---------- The data ----------

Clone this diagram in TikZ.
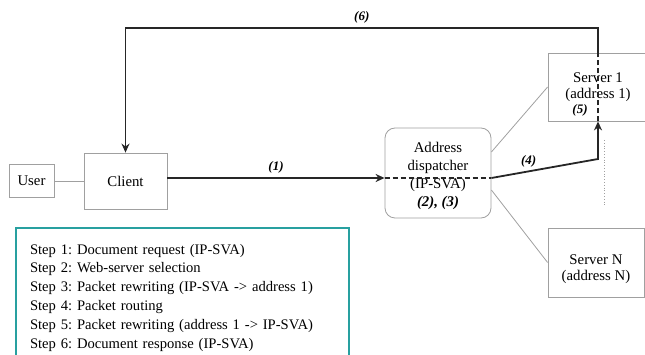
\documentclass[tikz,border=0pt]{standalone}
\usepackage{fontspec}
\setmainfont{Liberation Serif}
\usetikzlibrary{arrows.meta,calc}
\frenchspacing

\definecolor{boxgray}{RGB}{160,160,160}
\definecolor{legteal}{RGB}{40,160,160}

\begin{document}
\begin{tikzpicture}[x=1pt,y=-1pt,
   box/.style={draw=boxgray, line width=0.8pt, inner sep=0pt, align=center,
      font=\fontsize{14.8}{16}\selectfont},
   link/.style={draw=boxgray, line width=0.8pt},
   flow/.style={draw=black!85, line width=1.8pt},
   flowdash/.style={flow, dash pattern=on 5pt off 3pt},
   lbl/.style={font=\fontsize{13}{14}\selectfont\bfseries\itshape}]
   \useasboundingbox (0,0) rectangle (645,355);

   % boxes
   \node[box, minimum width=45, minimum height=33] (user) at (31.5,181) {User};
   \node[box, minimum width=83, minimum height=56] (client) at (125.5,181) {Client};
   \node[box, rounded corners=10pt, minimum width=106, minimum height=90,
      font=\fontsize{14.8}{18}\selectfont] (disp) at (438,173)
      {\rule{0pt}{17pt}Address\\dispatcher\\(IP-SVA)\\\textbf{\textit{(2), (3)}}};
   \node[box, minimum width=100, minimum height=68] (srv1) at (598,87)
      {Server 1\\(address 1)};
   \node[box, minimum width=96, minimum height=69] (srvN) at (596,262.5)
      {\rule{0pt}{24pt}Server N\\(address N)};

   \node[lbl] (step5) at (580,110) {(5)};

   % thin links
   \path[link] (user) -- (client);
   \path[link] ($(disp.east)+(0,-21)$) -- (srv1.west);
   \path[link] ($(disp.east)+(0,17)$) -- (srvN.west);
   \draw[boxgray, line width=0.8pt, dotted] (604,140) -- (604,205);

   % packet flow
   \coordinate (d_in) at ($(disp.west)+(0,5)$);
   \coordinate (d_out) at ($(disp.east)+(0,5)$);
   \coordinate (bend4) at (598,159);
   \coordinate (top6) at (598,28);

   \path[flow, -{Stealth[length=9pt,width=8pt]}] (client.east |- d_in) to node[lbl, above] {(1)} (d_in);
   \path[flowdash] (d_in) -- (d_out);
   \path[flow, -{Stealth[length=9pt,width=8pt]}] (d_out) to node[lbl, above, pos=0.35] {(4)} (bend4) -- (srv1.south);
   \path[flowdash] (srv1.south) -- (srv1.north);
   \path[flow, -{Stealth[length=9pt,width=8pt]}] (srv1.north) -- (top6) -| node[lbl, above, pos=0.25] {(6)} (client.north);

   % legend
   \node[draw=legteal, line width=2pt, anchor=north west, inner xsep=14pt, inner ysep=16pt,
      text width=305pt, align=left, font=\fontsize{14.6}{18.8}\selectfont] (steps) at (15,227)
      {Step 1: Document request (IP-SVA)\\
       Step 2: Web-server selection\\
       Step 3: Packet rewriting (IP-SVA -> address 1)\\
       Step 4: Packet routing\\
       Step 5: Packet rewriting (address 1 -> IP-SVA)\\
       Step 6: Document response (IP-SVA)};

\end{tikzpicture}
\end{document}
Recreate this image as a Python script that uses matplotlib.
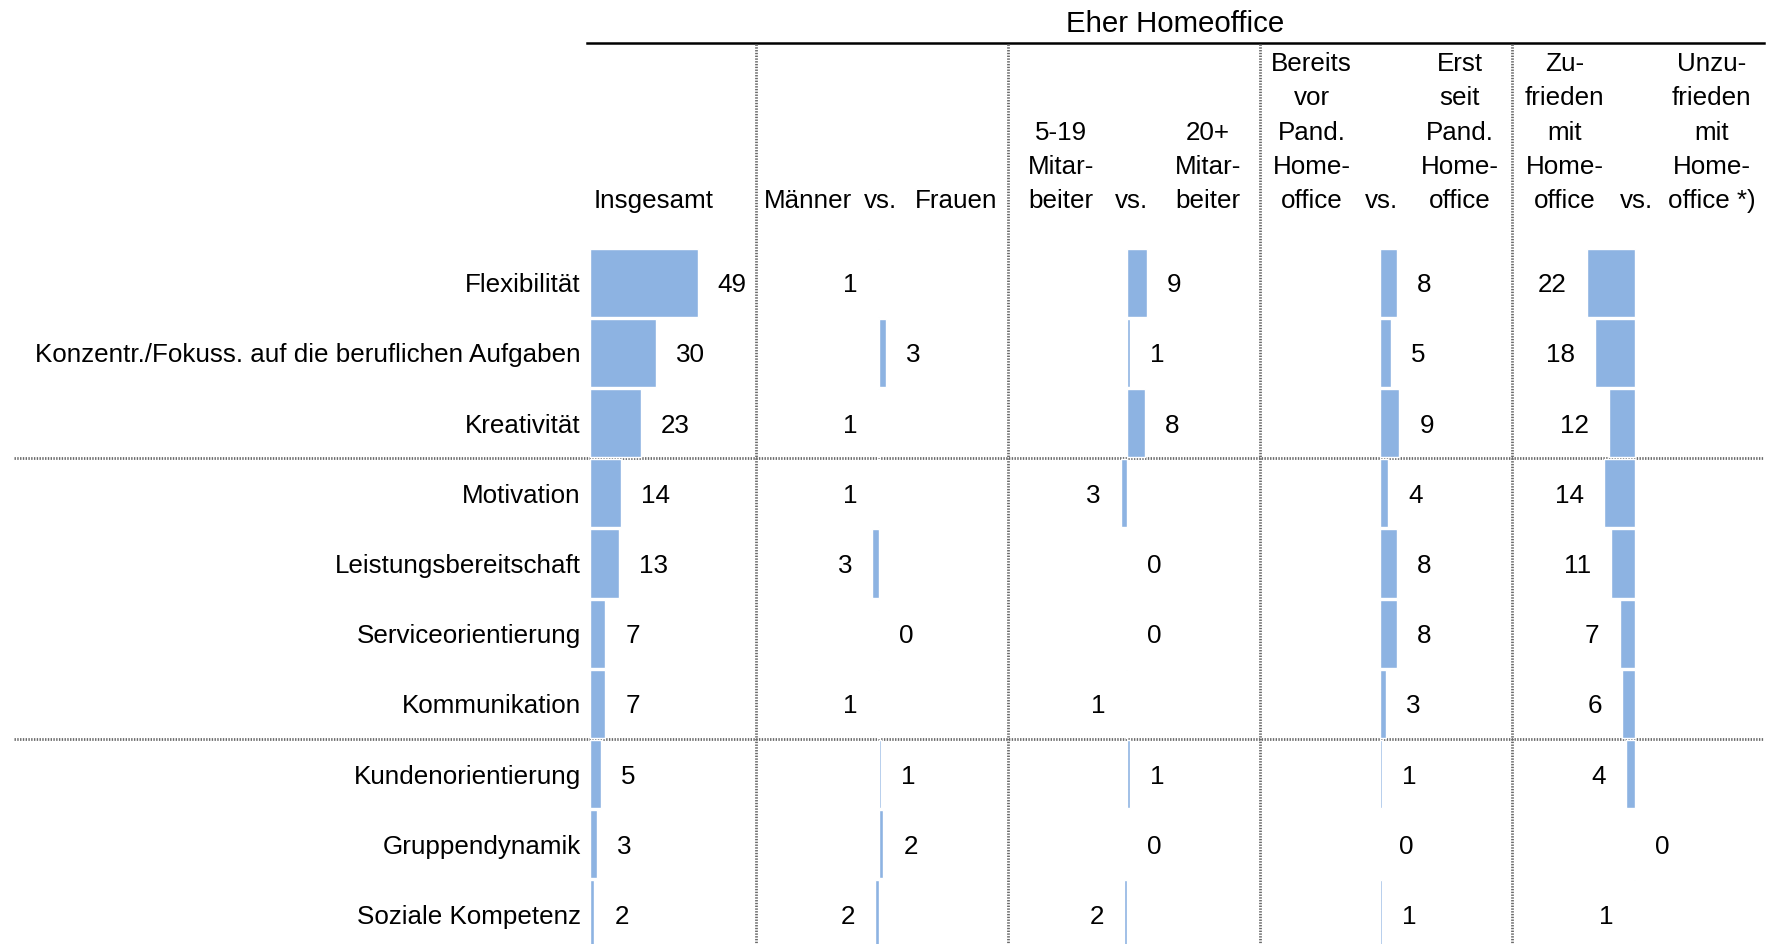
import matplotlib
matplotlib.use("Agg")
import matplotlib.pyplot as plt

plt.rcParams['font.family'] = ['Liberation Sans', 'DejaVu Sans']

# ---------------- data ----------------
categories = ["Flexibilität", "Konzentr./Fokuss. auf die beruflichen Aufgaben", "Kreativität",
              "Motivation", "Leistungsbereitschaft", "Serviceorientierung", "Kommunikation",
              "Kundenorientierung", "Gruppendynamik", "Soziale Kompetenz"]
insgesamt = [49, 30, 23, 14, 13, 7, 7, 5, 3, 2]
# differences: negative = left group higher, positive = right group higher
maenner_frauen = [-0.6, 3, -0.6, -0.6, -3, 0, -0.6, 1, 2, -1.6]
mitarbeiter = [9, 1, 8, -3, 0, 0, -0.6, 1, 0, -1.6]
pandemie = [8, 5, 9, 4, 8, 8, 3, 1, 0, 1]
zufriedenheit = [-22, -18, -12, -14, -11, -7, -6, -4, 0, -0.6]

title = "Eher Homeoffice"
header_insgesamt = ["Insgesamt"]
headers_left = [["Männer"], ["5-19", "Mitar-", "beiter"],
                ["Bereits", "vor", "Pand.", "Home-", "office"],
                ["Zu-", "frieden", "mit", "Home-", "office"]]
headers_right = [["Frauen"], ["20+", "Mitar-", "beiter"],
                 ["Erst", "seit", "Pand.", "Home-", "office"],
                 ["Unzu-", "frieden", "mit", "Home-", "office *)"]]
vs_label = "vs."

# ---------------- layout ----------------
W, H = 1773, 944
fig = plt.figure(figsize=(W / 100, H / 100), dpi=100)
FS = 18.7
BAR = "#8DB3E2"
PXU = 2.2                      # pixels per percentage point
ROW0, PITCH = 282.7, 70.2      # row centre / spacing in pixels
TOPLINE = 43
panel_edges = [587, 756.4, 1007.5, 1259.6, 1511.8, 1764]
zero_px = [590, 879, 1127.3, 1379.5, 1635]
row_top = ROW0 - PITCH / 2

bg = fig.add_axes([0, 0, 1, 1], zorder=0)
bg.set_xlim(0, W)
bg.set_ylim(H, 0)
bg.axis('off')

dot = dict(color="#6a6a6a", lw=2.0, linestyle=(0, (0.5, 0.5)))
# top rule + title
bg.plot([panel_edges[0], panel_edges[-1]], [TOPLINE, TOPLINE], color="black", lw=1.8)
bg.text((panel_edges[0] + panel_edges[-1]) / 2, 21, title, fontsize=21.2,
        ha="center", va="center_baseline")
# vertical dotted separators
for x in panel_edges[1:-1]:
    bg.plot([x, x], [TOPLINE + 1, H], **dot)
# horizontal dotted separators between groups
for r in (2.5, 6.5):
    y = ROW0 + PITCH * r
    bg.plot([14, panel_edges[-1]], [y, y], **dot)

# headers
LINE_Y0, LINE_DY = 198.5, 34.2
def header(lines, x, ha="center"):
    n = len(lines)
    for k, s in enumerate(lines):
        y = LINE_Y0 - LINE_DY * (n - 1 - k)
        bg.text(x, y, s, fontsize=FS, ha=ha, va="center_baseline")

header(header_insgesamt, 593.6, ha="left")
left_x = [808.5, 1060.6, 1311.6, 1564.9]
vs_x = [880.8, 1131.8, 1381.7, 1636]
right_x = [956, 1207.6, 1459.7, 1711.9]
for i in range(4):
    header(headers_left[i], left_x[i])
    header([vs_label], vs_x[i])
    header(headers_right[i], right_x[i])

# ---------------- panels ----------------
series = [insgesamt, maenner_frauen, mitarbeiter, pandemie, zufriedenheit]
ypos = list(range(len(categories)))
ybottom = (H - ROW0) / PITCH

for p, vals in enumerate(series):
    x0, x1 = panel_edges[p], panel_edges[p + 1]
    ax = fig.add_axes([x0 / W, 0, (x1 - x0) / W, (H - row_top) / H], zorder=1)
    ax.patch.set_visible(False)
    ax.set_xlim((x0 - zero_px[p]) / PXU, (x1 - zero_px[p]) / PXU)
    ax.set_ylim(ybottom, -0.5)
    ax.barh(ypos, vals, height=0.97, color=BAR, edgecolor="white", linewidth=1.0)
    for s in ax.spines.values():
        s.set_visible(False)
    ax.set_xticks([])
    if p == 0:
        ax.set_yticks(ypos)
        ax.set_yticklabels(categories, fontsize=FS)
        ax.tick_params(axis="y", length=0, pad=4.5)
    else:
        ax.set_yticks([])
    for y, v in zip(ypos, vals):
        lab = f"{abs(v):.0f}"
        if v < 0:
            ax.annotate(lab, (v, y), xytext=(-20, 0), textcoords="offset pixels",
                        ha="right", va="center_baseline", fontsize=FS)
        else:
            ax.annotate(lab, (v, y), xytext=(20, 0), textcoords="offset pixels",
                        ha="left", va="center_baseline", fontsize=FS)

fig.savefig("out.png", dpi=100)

----------

> What is needed
Of all the lines in the material above, how many contain the word "matplotlib"? Give only the count.

> Finished answer
4